▸ **Do this**
Locate every line that holds the string "file" and copy it.

▸ **Supplied material**
· · · · ·

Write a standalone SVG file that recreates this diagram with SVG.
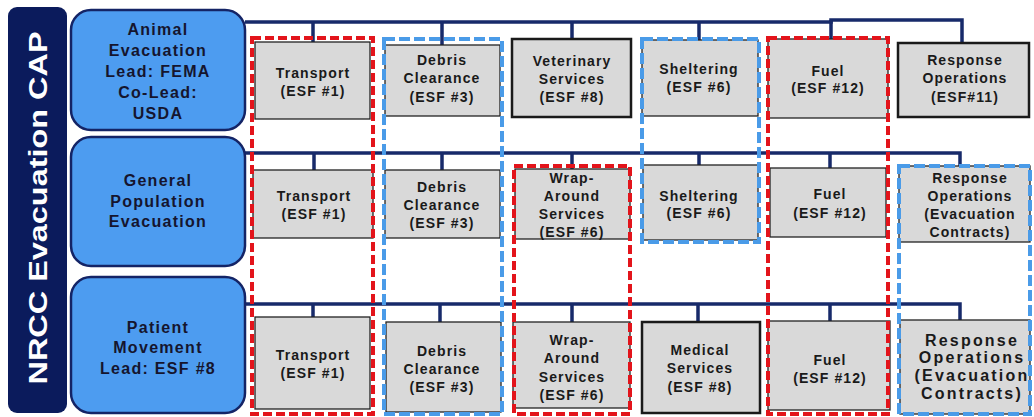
<svg xmlns="http://www.w3.org/2000/svg" width="1034" height="417" viewBox="0 0 1034 417">
<style>
.bar{fill:#0b1b5c}
.title{font-family:"Liberation Sans",Arial,sans-serif;font-weight:bold;font-size:26px;fill:#ffffff}
.cap{fill:#4d9cf0;stroke:#142466;stroke-width:2.5}
.ct{font-family:"Liberation Sans",Arial,sans-serif;font-weight:bold;font-size:16px;letter-spacing:1.3px;fill:#15152e;text-anchor:middle}
.box{fill:#d9d9d9;stroke:#222;stroke-width:1.3}
.boxs{fill:#d9d9d9;stroke:#1a1a1a;stroke-width:2.5}
.t{font-family:"Liberation Sans",Arial,sans-serif;font-weight:bold;font-size:14px;letter-spacing:1.1px;fill:#1a1a1a;text-anchor:middle}
.tb{font-family:"Liberation Sans",Arial,sans-serif;font-weight:bold;font-size:16px;letter-spacing:2.2px;fill:#1a1a1a;text-anchor:middle}
.con{fill:none;stroke:#172a6a;stroke-width:3.5}
.red{fill:none;stroke:#e3141b;stroke-width:4;stroke-dasharray:9 4}
.blue{fill:none;stroke:#4a9be8;stroke-width:4;stroke-dasharray:11 4}
</style>
<rect width="1034" height="417" fill="#ffffff"/>
<g id="title-bar">
<rect class="bar" x="8" y="7" width="59" height="406" rx="9"/>
<text class="title" transform="translate(47,208) rotate(-90)" text-anchor="middle" textLength="353" lengthAdjust="spacingAndGlyphs">NRCC Evacuation CAP</text>
</g>
<g id="connectors">
<path class="con" d="M245,22 H831 V20 H962 V43"/>
<path class="con" d="M313,22 V42 M442,22 V45 M572,22 V39 M699,22 V40 M831,20 V39"/>
<path class="con" d="M245,153 H960 V166"/>
<path class="con" d="M314,153 V170 M442,153 V170 M572,153 V169 M699,153 V165 M830,153 V168"/>
<path class="con" d="M245,304 H960 V320"/>
<path class="con" d="M313,304 V317 M440,304 V322 M572,304 V322 M698,304 V322 M830,304 V321"/>
</g>
<g id="animal-evacuation">
<rect class="cap" x="71" y="10" width="174" height="120" rx="20"/>
<text class="ct" x="158" y="35">Animal</text>
<text class="ct" x="158" y="56">Evacuation</text>
<text class="ct" x="158" y="77">Lead: FEMA</text>
<text class="ct" x="158" y="98">Co-Lead:</text>
<text class="ct" x="158" y="119">USDA</text>
</g>
<g id="general-population">
<rect class="cap" x="71" y="137" width="174" height="129" rx="20"/>
<text class="ct" x="158" y="186">General</text>
<text class="ct" x="158" y="207">Population</text>
<text class="ct" x="158" y="227">Evacuation</text>
</g>
<g id="patient-movement">
<rect class="cap" x="71" y="277" width="174" height="136" rx="20"/>
<text class="ct" x="158" y="333">Patient</text>
<text class="ct" x="158" y="353">Movement</text>
<text class="ct" x="158" y="374">Lead: ESF #8</text>
</g>
<g id="a-transport">
<rect class="box" x="255" y="42" width="115" height="77"/>
<text class="t" x="313" y="78">Transport</text>
<text class="t" x="313" y="96">(ESF #1)</text>
</g>
<g id="a-debris">
<rect class="box" x="385" y="45" width="115" height="71"/>
<text class="t" x="442" y="65">Debris</text>
<text class="t" x="442" y="83">Clearance</text>
<text class="t" x="442" y="102">(ESF #3)</text>
</g>
<g id="a-veterinary">
<rect class="boxs" x="512" y="39" width="119" height="78"/>
<text class="t" x="572" y="66">Veterinary</text>
<text class="t" x="572" y="84">Services</text>
<text class="t" x="572" y="102">(ESF #8)</text>
</g>
<g id="a-sheltering">
<rect class="box" x="642" y="40" width="116" height="76"/>
<text class="t" x="699" y="74">Sheltering</text>
<text class="t" x="699" y="92">(ESF #6)</text>
</g>
<g id="a-fuel">
<rect class="box" x="768" y="39" width="120" height="79"/>
<text class="t" x="828" y="76">Fuel</text>
<text class="t" x="828" y="93">(ESF #12)</text>
</g>
<g id="a-response">
<rect class="boxs" x="898" y="43" width="131" height="74"/>
<text class="t" x="965" y="65">Response</text>
<text class="t" x="965" y="83">Operations</text>
<text class="t" x="965" y="102">(ESF#11)</text>
</g>
<g id="g-transport">
<rect class="box" x="253" y="170" width="120" height="68"/>
<text class="t" x="314" y="201">Transport</text>
<text class="t" x="314" y="219">(ESF #1)</text>
</g>
<g id="g-debris">
<rect class="box" x="385" y="170" width="115" height="68"/>
<text class="t" x="442" y="192">Debris</text>
<text class="t" x="442" y="210">Clearance</text>
<text class="t" x="442" y="228">(ESF #3)</text>
</g>
<g id="g-wraparound">
<rect class="box" x="515" y="169" width="115" height="70"/>
<text class="t" x="572" y="183">Wrap-</text>
<text class="t" x="572" y="201">Around</text>
<text class="t" x="572" y="219">Services</text>
<text class="t" x="572" y="237">(ESF #6)</text>
</g>
<g id="g-sheltering">
<rect class="box" x="643" y="165" width="115" height="75"/>
<text class="t" x="699" y="201">Sheltering</text>
<text class="t" x="699" y="218">(ESF #6)</text>
</g>
<g id="g-fuel">
<rect class="box" x="770" y="168" width="116" height="69"/>
<text class="t" x="830" y="199">Fuel</text>
<text class="t" x="830" y="218">(ESF #12)</text>
</g>
<g id="g-response">
<rect class="box" x="899" y="166" width="131" height="76"/>
<text class="t" x="970" y="183">Response</text>
<text class="t" x="970" y="201">Operations</text>
<text class="t" x="970" y="219">(Evacuation</text>
<text class="t" x="970" y="237">Contracts)</text>
</g>
<g id="p-transport">
<rect class="box" x="255" y="317" width="115" height="92"/>
<text class="t" x="313" y="360">Transport</text>
<text class="t" x="313" y="378">(ESF #1)</text>
</g>
<g id="p-debris">
<rect class="box" x="386" y="322" width="115" height="90"/>
<text class="t" x="442" y="356">Debris</text>
<text class="t" x="442" y="374">Clearance</text>
<text class="t" x="442" y="392">(ESF #3)</text>
</g>
<g id="p-wraparound">
<rect class="box" x="513" y="322" width="117" height="86"/>
<text class="t" x="572" y="345">Wrap-</text>
<text class="t" x="572" y="363">Around</text>
<text class="t" x="572" y="382">Services</text>
<text class="t" x="572" y="400">(ESF #6)</text>
</g>
<g id="p-medical">
<rect class="boxs" x="642" y="322" width="118" height="91"/>
<text class="t" x="700" y="355">Medical</text>
<text class="t" x="700" y="373">Services</text>
<text class="t" x="700" y="392">(ESF #8)</text>
</g>
<g id="p-fuel">
<rect class="box" x="768" y="321" width="122" height="89"/>
<text class="t" x="830" y="365">Fuel</text>
<text class="t" x="830" y="383">(ESF #12)</text>
</g>
<g id="p-response">
<rect class="box" x="900" y="320" width="130" height="94"/>
<text class="tb" x="972" y="346">Response</text>
<text class="tb" x="972" y="363">Operations</text>
<text class="tb" x="972" y="381">(Evacuation</text>
<text class="tb" x="972" y="399">Contracts)</text>
</g>
<g id="groupings">
<rect class="red" x="252" y="38" width="121" height="376"/>
<rect class="blue" x="384" y="39" width="118" height="375"/>
<rect class="red" x="514" y="166" width="116" height="248"/>
<rect class="blue" x="642" y="39" width="117" height="203"/>
<rect class="red" x="768" y="38" width="120" height="376"/>
<rect class="blue" x="899" y="166" width="131" height="248"/>
</g>
</svg>
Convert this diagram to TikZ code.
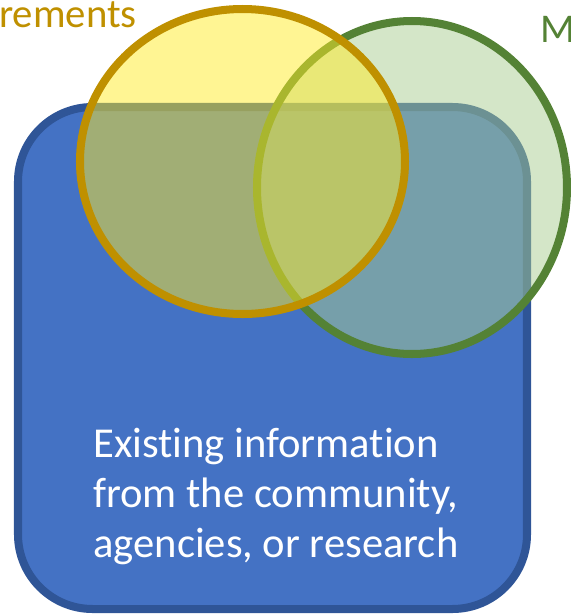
\documentclass[tikz,border=0pt]{standalone}
\usepackage{fontspec}
\setmainfont{Carlito}[Ligatures=NoCommon]
\usepackage{tikz}
\usetikzlibrary{positioning}
\definecolor{azulfundo}{HTML}{4472C4}
\definecolor{azulborda}{HTML}{2F5597}
\definecolor{verdefill}{HTML}{A9CD91}
\definecolor{verdeborda}{HTML}{548235}
\definecolor{amarelofill}{HTML}{FFEB28}
\definecolor{ouro}{HTML}{BF9000}
\newcommand{\bolha}[4]{\fill[#1,fill opacity=0.5] #3 ellipse (#4);
  \draw[#2,line width=5.7pt] #3 ellipse (#4);}

\begin{document}
\begin{tikzpicture}[x=0.025cm,y=-0.025cm,
    caixa/.style={fill=azulfundo,draw=azulborda,line width=5.7pt,rounded corners=53pt},
    rotulo/.style={font=\fontsize{29}{34}\selectfont,inner sep=0pt},
    textoinfo/.style={font=\fontsize{30.3}{35.6}\selectfont,text=white,align=left,inner sep=0pt}]
      \useasboundingbox (0,0) rectangle (571,614);
      % caixa azul
      \draw[caixa] (18,107) rectangle (527,609);
      % bolha verde, por baixo
      \bolha{verdefill}{verdeborda}{(412,187.5)}{155 and 166.5}
      % bolha amarela, por cima
      \bolha{amarelofill}{ouro}{(242.5,161.5)}{162.5 and 152.5}
      % textos
      \node[textoinfo,anchor=north west] (info) at (93,428) {Existing information\\from the community,\\agencies, or research};
      \node[rotulo,text=ouro,anchor=base east] (req) at (137,27) {rements};
      \node[rotulo,text=verdeborda,anchor=base west] (m) at (540,42) {M};
    \end{tikzpicture}
\end{document}
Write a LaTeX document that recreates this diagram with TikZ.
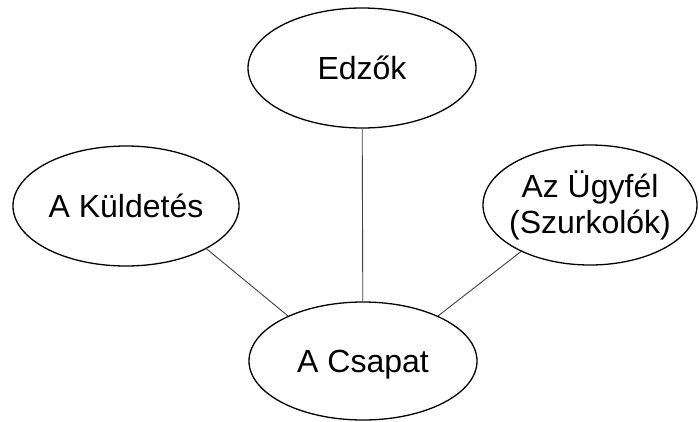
\documentclass[tikz,border=0pt]{standalone}
\usepackage{fontspec}
\setmainfont{Liberation Sans}
\usetikzlibrary{shapes.geometric}

\begin{document}
\begin{tikzpicture}[x=1pt, y=-1pt]
    \tikzset{bubble/.style={ellipse, draw, line width=1.3pt,
            inner sep=0pt, font=\fontsize{32}{36}\selectfont},
        spoke/.style={draw=black!75, line width=0.9pt}}
    \useasboundingbox (0,0) rectangle (699,421);
    \node[bubble, minimum width=228pt, minimum height=120pt]
        (Edzok) at (362,68) {Edzők};
    \node[bubble, minimum width=226pt, minimum height=120pt]
        (Kuldetes) at (126,206) {A Küldetés};
    \node[bubble, minimum width=214pt, minimum height=120pt,
        inner xsep=-6pt, align=center]
        (Ugyfel) at (590,205) {Az Ügyfél\\(Szurkolók)};
    \node[bubble, minimum width=228pt, minimum height=118pt, text depth=0pt]
        (Csapat) at (363,361) {A Csapat};
    \draw[spoke] (Edzok) -- (Csapat);
    \draw[spoke] (Kuldetes.-28) -- (Csapat.149);
    \draw[spoke] (Ugyfel.214) -- (Csapat.31); % right branch
\end{tikzpicture}
\end{document}
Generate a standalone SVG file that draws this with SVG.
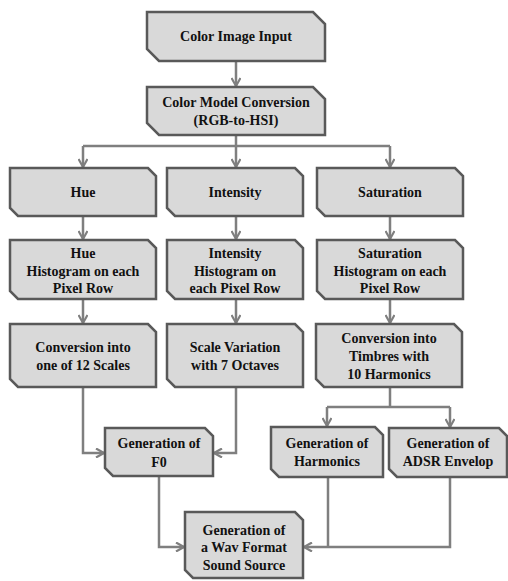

· · · · ·

▸ **Result for this exercise**
Write a standalone SVG file that recreates this diagram with SVG.
Generate a standalone SVG file that draws this with SVG.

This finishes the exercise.